There are many misconceptions about child custody determinations ranging from mothers receiving preferential treatment to the courts automatically mandating an even split of custodial time. The truth is that every custody case is unique and there are no automatic rulings. The courts consider a variety of factors to determine the ideal custody situation.
Understanding what the court considers may help you understand your potential custody ruling.
If one parent serves as the primary caregiver, has a stronger and closer bond with the child or shows more experience and understanding of any special needs, that relationship factors into the custody determination. Awarding primary custody to that parent reduces the emotional upheaval and trauma for the child.
The courts also consider each parent’s capabilities. If one parent lacks the parenting skills or necessary time to commit to raising the children full-time, the other parent may receive primary custody.
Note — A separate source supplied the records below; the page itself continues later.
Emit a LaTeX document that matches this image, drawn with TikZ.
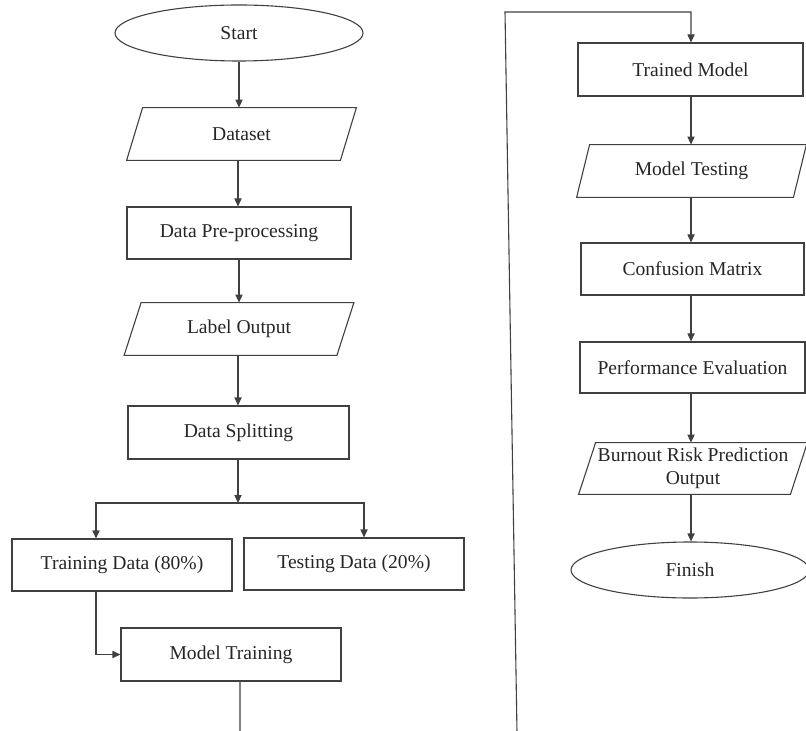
\documentclass[tikz,border=0pt]{standalone}
\usepackage{fontspec}
\setmainfont{Liberation Serif}
\usetikzlibrary{arrows.meta,shapes.geometric,calc}
\begin{document}
\begin{tikzpicture}[x=0.5pt,y=-0.5pt,
  every node/.style={font=\fontsize{9.8}{11.5}\selectfont, text=black!85, align=center, inner sep=0pt},
  line/.style={draw=black!75, line width=0.55pt},
  arr/.style={line, -{Triangle[length=4pt,width=3.6pt]}},
  procbox/.style={line, rectangle},
  termbox/.style={line, ellipse},
  iobox/.style={rectangle},
  iodraw/.style={line}]
\useasboundingbox (0,0) rectangle (806,731);

% left column
\node[termbox, minimum width=124pt, minimum height=28pt] (start) at (239,33) {Start};
\node[iobox, minimum width=106.5pt, minimum height=26pt] (dataset) at (241.5,134) {Dataset};
\draw[iodraw] ([xshift=-4pt]dataset.south west) -- ([xshift=-4pt]dataset.south east) -- ([xshift=4pt]dataset.north east) -- ([xshift=4pt]dataset.north west) -- cycle;
\node[procbox, minimum width=112pt, minimum height=26pt] (pre) at (239,233) {Data Pre-processing};
\node[iobox, minimum width=106pt, minimum height=26pt] (label) at (239,329) {Label Output};
\draw[iodraw] ([xshift=-4.25pt]label.south west) -- ([xshift=-4.25pt]label.south east) -- ([xshift=4.25pt]label.north east) -- ([xshift=4.25pt]label.north west) -- cycle;
\node[procbox, minimum width=110.5pt, minimum height=26.5pt] (split) at (238.5,432.5) {Data Splitting};
\node[procbox, minimum width=110pt, minimum height=26pt] (train) at (122,565) {Training Data (80\%)};
\node[procbox, minimum width=110pt, minimum height=26pt] (test) at (354,564) {Testing Data (20\%)};
\node[procbox, minimum width=110pt, minimum height=26.5pt] (model) at (231,654.5) {Model Training};

% right column
\node[procbox, minimum width=112.5pt, minimum height=26.5pt] (trained) at (690.5,69.5) {Trained Model};
\node[iobox, minimum width=108pt, minimum height=26pt] (mtest) at (691.5,171) {Model Testing};
\draw[iodraw] ([xshift=-3.25pt]mtest.south west) -- ([xshift=-3.25pt]mtest.south east) -- ([xshift=3.25pt]mtest.north east) -- ([xshift=3.25pt]mtest.north west) -- cycle;
\node[procbox, minimum width=111.5pt, minimum height=26pt] (conf) at (692.5,269) {Confusion Matrix};
\node[procbox, minimum width=112.5pt, minimum height=25.5pt] (perf) at (692.5,367.5) {Performance Evaluation};
\node[iobox, minimum width=105.5pt, minimum height=25.5pt] (burn) at (693,468.5) {Burnout Risk Prediction\\Output};
\draw[iodraw] ([xshift=-4.25pt]burn.south west) -- ([xshift=-4.25pt]burn.south east) -- ([xshift=4.25pt]burn.north east) -- ([xshift=4.25pt]burn.north west) -- cycle;
\node[termbox, minimum width=119pt, minimum height=28pt] (finish) at (690,570) {Finish};

% connectors left
\draw[arr] (start.south) -- (start.south |- dataset.north);
\draw[arr] ([xshift=-1.75pt]dataset.south) -- ([xshift=-1.75pt]dataset.south |- pre.north);
\draw[arr] (pre.south) -- (pre.south |- label.north);
\draw[arr] ([xshift=-0.5pt]label.south) -- ([xshift=-0.5pt]label.south |- split.north);
\coordinate (junc) at (238,503);
\draw[arr] (split.south -| junc) -- (junc);
\coordinate (jl) at (96,503);
\coordinate (jr) at (364,503);
\draw[arr] (junc) -- (jl) -- (jl |- train.north);
\draw[arr] (junc) -- (jr) -- (jr |- test.north);
\draw[arr] (jl |- train.south) |- (model.west);

% long connector (its bottom run lies just below the cropped edge)
\coordinate (b1) at (240,733);
\coordinate (b2) at (517,733);
\coordinate (t1) at (505,12);
\coordinate (t2) at (691,12);
\draw[arr] (model.south -| b1) -- (b1) -- (b2) -- (t1) -- (t2) -- (t2 |- trained.north);

% connectors right
\draw[arr] (trained.south -| t2) -- (t2 |- mtest.north);
\draw[arr] (mtest.south -| t2) -- (t2 |- conf.north);
\draw[arr] (conf.south -| t2) -- (t2 |- perf.north);
\draw[arr] (perf.south -| t2) -- (t2 |- burn.north);
\draw[arr] (burn.south -| t2) -- (t2 |- finish.north);
\end{tikzpicture}
\end{document}
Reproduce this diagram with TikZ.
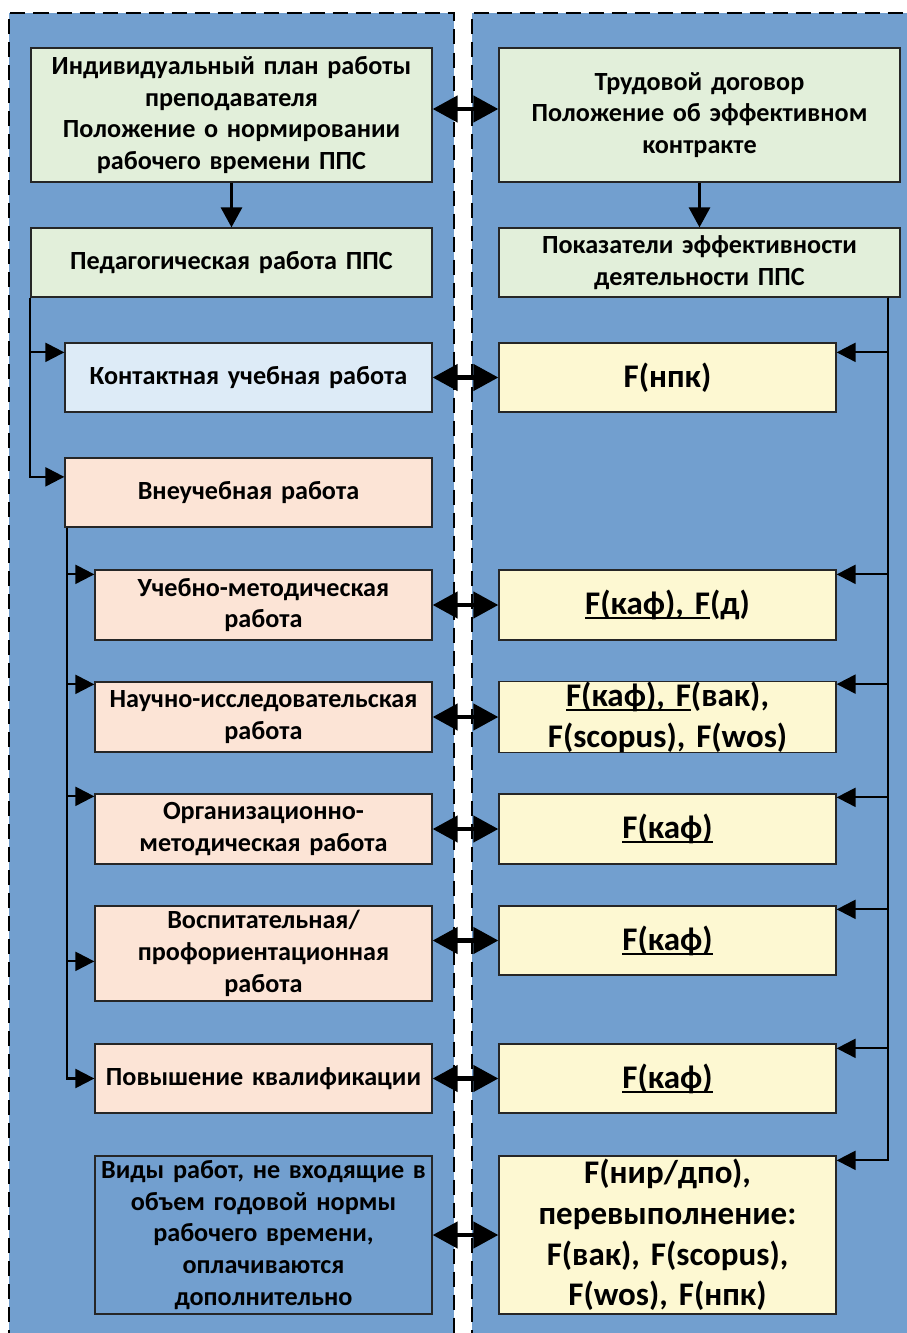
\documentclass[tikz,border=0pt]{standalone}
\usepackage{fontspec}
\setmainfont{Carlito}
\usetikzlibrary{arrows.meta}
\definecolor{panelblue}{HTML}{729FCF}
\definecolor{boxgreen}{HTML}{E2EFDA}
\definecolor{boxblue}{HTML}{DDEBF7}
\definecolor{boxpeach}{HTML}{FCE4D6}
\definecolor{boxyellow}{HTML}{FDF8D2}
\newcommand\ulx[1]{\setbox0\hbox{#1}\rlap{\rule[-4.5pt]{\wd0}{2pt}}\box0}
\tikzset{
  panel/.style={fill=panelblue},
  panelborder/.style={draw=black, line width=2pt, dash pattern=on 15pt off 8pt},
  box/.style={draw=black!85, line width=1.3pt, inner sep=0pt, align=center,
    font=\bfseries\fontsize{26.2}{31.7}\selectfont},
  big/.style={font=\bfseries\fontsize{33}{40.8}\selectfont},
  wA/.style={minimum width=401pt, text width=395pt},
  wB/.style={minimum width=367pt, text width=361pt},
  wC/.style={minimum width=337pt, text width=333pt},
  conn/.style={line width=2.2pt, -{Triangle[length=19pt,width=19pt]}},
  downarr/.style={line width=3pt, -{Triangle[length=20pt,width=21pt]}},
  dbl/.style={line width=4.5pt, {Triangle[length=25pt,width=26pt]}-{Triangle[length=25pt,width=26pt]}}
}
\begin{document}
\begin{tikzpicture}[x=1pt,y=-1pt]
\useasboundingbox (0,0) rectangle (907,1333);
\fill[white] (0,0) rectangle (907,1333);
% panels
\fill[panel] (9,12.5) rectangle (453.5,1345);
\draw[panelborder] (9,1345) -- (9,12.5) -- (453.5,12.5) -- (453.5,1345);
\fill[panel] (472,12.5) rectangle (925,1345);
\draw[panelborder] (472,1345) -- (472,12.5) -- (925,12.5);
% boxes
\node[box,wA,fill=boxgreen,minimum height=134pt] (b1) at (231.5,115)
  {Индивидуальный план работы\\преподавателя\\Положение о нормировании\\рабочего времени ППС};
\node[box,wA,fill=boxgreen,minimum height=134pt] (b2) at (699.5,115)
  {Трудовой договор\\Положение об эффективном\\контракте};
\node[box,wA,fill=boxgreen,minimum height=69pt] (b3) at (231.5,262.5)
  {Педагогическая работа ППС};
\node[box,wA,fill=boxgreen,minimum height=69pt] (b4) at (699.5,262.5)
  {Показатели эффективности\\деятельности ППС};
\node[box,wB,fill=boxblue,minimum height=69pt] (b5) at (248.5,377.5)
  {Контактная учебная работа};
\node[box,big,wC,fill=boxyellow,minimum height=69pt] (b6) at (667.5,377.5)
  {F(нпк)};
\node[box,wB,fill=boxpeach,minimum height=69pt] (b7) at (248.5,492.5)
  {Внеучебная работа};
\node[box,wC,fill=boxpeach,minimum height=70pt] (b8) at (263.5,605)
  {Учебно-методическая\\работа};
\node[box,big,wC,fill=boxyellow,minimum height=70pt] (b9) at (667.5,605)
  {\ulx{F(каф), F}(д)};
\node[box,wC,fill=boxpeach,minimum height=70pt] (b10) at (263.5,717)
  {Научно-исследовательская\\работа};
\node[box,big,wC,fill=boxyellow,minimum height=70pt] (b11) at (667.5,717)
  {\ulx{F(каф), F}(вак),\\F(scopus), F(wos)};
\node[box,wC,fill=boxpeach,minimum height=70pt] (b12) at (263.5,829)
  {Организационно-\\методическая работа};
\node[box,big,wC,fill=boxyellow,minimum height=70pt] (b13) at (667.5,829)
  {\ulx{F(каф)}};
\node[box,wC,fill=boxpeach,minimum height=95pt] (b14) at (263.5,953.5)
  {Воспитательная/\\профориентационная\\работа};
\node[box,big,wC,fill=boxyellow,minimum height=69pt] (b15) at (667.5,940.5)
  {\ulx{F(каф)}};
\node[box,wC,fill=boxpeach,minimum height=69pt] (b16) at (263.5,1078.5)
  {Повышение квалификации};
\node[box,big,wC,fill=boxyellow,minimum height=69pt] (b17) at (667.5,1078.5)
  {\ulx{F(каф)}};
\node[box,wC,minimum height=158pt] (b18) at (263.5,1235)
  {Виды работ, не входящие в\\объем годовой нормы\\рабочего времени,\\оплачиваются\\дополнительно};
\node[box,big,wC,fill=boxyellow,minimum height=158pt] (b19) at (667.5,1235)
  {F(нир/дпо),\\перевыполнение:\\F(вак), F(scopus),\\F(wos), F(нпк)};
% down arrows
\draw[downarr] (b1.south) -- (b3.north);
\draw[downarr] (b2.south) -- (b4.north);
% left tree
\draw[conn] (b3.south west) |- ([yshift=-10pt]b5.north west);
\draw[conn] (b3.south west) |- ([yshift=-19.5pt]b7.north west);
\coordinate (t2) at ([xshift=2.5pt]b7.south west);
\draw[conn] (t2) |- ([yshift=-5pt]b8.north west);
\draw[conn] (t2) |- ([yshift=-3pt]b10.north west);
\draw[conn] (t2) |- ([yshift=-3pt]b12.north west);
\draw[conn] (t2) |- ([yshift=-56pt]b14.north west);
\draw[conn] (t2) |- (b16.west);
% right tree
\coordinate (t3) at ([xshift=-13pt]b4.south east);
\draw[conn] (t3) |- ([yshift=-10pt]b6.north east);
\draw[conn] (t3) |- ([yshift=-5pt]b9.north east);
\draw[conn] (t3) |- ([yshift=-3pt]b11.north east);
\draw[conn] (t3) |- ([yshift=-4pt]b13.north east);
\draw[conn] (t3) |- ([yshift=-4pt]b15.north east);
\draw[conn] (t3) |- ([yshift=-5pt]b17.north east);
\draw[conn] (t3) |- ([yshift=-5pt]b19.north east);
% double arrows
\draw[dbl] ([yshift=6pt]b1.east) -- ([yshift=6pt]b2.west);
\draw[dbl] (b5.east) -- (b6.west);
\draw[dbl] (b8.east) -- (b9.west);
\draw[dbl] (b10.east) -- (b11.west);
\draw[dbl] (b12.east) -- (b13.west);
\draw[dbl] (b14.east |- b15.west) -- (b15.west);
\draw[dbl] (b16.east) -- (b17.west);
\draw[dbl] (b18.east) -- (b19.west);
\end{tikzpicture}
\end{document}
Children need a capable, supportive and stable environment.
The relationships between siblings also factor into the ruling. When a child has established bonds with siblings, judges often try to preserve those relationships. Awarding primary custody in a way that keeps all of the siblings together helps reduce isolation issues and fosters stronger relationships.
When children are old enough, judges often ask for feedback about which parent the child wishes to live with. While the child’s preference does not automatically guarantee a ruling, it can contribute to the decision.
Misconceptions about custody rulings can be troubling. These are important facts to consider before you go to court.